*What is being asked*
Say how many lines contain "diagram", using only the number.

*** Supplied records

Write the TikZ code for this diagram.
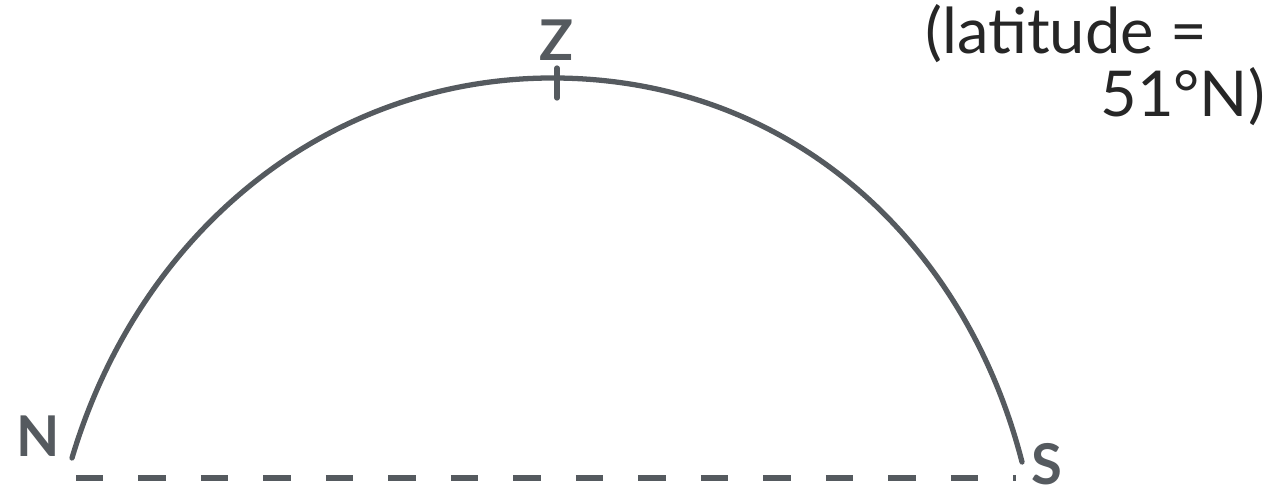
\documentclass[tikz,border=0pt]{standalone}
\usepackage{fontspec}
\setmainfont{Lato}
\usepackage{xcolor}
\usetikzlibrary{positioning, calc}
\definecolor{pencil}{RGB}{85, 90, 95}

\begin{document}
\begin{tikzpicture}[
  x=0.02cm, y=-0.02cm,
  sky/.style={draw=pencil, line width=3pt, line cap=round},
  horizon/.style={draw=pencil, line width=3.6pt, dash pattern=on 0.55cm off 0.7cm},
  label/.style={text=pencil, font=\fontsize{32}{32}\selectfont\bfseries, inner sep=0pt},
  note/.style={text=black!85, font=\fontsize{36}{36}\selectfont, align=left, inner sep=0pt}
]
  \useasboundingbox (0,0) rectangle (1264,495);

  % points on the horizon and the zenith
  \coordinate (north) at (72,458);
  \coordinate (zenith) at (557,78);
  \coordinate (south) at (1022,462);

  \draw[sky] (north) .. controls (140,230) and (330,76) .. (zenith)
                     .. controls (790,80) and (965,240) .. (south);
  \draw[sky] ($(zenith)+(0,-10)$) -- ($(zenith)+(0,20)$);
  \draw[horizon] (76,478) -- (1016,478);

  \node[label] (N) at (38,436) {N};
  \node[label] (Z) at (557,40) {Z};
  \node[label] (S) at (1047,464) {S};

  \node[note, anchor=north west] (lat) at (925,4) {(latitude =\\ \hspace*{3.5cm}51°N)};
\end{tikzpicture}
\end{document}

******
*** Supplied records

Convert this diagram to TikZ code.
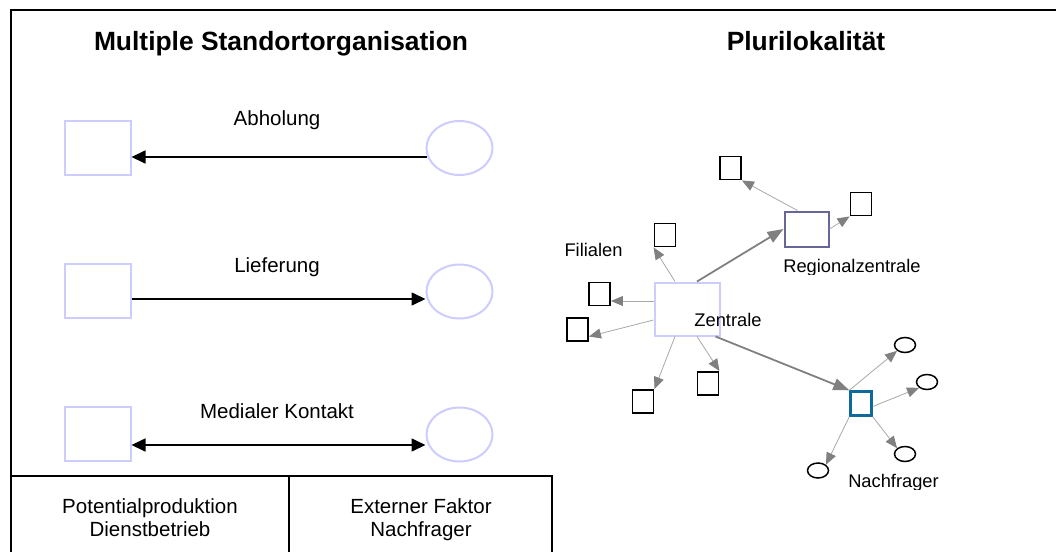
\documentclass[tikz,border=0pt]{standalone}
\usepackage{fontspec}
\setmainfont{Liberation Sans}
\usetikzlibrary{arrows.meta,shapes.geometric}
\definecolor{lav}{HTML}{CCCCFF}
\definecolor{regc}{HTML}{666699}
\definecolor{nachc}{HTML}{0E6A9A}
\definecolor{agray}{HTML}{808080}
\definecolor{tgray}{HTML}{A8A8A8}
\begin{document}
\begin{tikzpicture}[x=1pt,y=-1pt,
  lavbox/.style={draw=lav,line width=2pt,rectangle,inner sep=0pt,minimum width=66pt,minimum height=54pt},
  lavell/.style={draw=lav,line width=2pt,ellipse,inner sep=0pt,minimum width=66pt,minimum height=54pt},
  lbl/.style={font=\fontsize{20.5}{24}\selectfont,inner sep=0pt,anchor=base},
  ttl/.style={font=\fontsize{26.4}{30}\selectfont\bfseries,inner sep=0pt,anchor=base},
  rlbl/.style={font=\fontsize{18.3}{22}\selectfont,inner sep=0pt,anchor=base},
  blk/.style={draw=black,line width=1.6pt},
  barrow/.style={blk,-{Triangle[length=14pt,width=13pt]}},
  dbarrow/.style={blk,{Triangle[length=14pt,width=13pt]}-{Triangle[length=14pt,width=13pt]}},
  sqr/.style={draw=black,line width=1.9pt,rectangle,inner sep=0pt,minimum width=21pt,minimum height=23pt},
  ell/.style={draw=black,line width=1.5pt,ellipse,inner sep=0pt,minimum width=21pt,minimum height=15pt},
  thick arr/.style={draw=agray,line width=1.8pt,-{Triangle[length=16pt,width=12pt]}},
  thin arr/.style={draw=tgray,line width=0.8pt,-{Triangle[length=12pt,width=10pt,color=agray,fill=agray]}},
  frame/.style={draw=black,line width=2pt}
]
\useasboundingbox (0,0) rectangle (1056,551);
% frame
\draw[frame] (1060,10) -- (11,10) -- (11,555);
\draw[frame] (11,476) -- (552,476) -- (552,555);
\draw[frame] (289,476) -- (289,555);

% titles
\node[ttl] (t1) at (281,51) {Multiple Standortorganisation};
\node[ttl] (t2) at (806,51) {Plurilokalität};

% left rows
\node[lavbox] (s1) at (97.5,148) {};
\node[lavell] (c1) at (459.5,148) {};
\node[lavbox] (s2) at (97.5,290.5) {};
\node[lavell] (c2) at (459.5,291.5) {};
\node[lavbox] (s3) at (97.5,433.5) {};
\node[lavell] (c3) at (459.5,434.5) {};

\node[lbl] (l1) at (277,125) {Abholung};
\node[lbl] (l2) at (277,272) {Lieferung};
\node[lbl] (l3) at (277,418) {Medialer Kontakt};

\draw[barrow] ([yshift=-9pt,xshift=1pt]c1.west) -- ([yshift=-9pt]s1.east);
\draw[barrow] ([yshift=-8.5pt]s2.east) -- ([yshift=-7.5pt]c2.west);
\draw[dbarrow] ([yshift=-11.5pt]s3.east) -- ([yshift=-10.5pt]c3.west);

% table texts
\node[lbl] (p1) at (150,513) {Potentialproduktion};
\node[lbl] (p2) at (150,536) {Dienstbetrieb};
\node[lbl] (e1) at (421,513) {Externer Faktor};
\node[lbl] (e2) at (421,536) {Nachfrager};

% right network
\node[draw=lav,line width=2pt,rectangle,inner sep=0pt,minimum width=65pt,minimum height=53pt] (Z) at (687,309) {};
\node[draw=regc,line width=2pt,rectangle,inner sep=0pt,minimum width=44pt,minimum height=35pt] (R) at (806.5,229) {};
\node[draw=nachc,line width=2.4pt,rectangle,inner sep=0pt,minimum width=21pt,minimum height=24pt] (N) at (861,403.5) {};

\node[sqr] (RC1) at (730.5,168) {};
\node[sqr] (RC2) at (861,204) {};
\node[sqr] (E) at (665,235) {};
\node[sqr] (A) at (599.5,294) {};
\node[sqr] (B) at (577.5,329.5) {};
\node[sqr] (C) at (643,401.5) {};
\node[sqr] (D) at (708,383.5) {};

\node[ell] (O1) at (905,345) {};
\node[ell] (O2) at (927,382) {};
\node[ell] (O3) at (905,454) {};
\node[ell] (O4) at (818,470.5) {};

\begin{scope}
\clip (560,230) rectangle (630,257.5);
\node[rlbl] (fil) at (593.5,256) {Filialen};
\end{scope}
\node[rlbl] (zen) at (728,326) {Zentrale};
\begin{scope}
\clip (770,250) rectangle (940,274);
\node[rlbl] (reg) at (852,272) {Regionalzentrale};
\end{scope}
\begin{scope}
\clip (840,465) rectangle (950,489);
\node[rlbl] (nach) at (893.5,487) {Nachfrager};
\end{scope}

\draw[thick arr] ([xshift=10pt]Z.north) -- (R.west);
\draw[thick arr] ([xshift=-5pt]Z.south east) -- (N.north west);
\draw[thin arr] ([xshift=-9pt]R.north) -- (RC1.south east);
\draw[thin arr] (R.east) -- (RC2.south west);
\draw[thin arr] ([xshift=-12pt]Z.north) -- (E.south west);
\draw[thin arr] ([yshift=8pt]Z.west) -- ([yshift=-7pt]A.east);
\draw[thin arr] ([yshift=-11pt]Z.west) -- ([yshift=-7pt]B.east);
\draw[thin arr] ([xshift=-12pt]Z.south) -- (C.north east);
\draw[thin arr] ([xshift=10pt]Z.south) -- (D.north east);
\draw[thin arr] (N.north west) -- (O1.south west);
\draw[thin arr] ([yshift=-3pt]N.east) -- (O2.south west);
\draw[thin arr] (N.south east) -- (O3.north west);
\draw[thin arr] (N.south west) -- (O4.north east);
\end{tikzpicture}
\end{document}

******

*The response*
2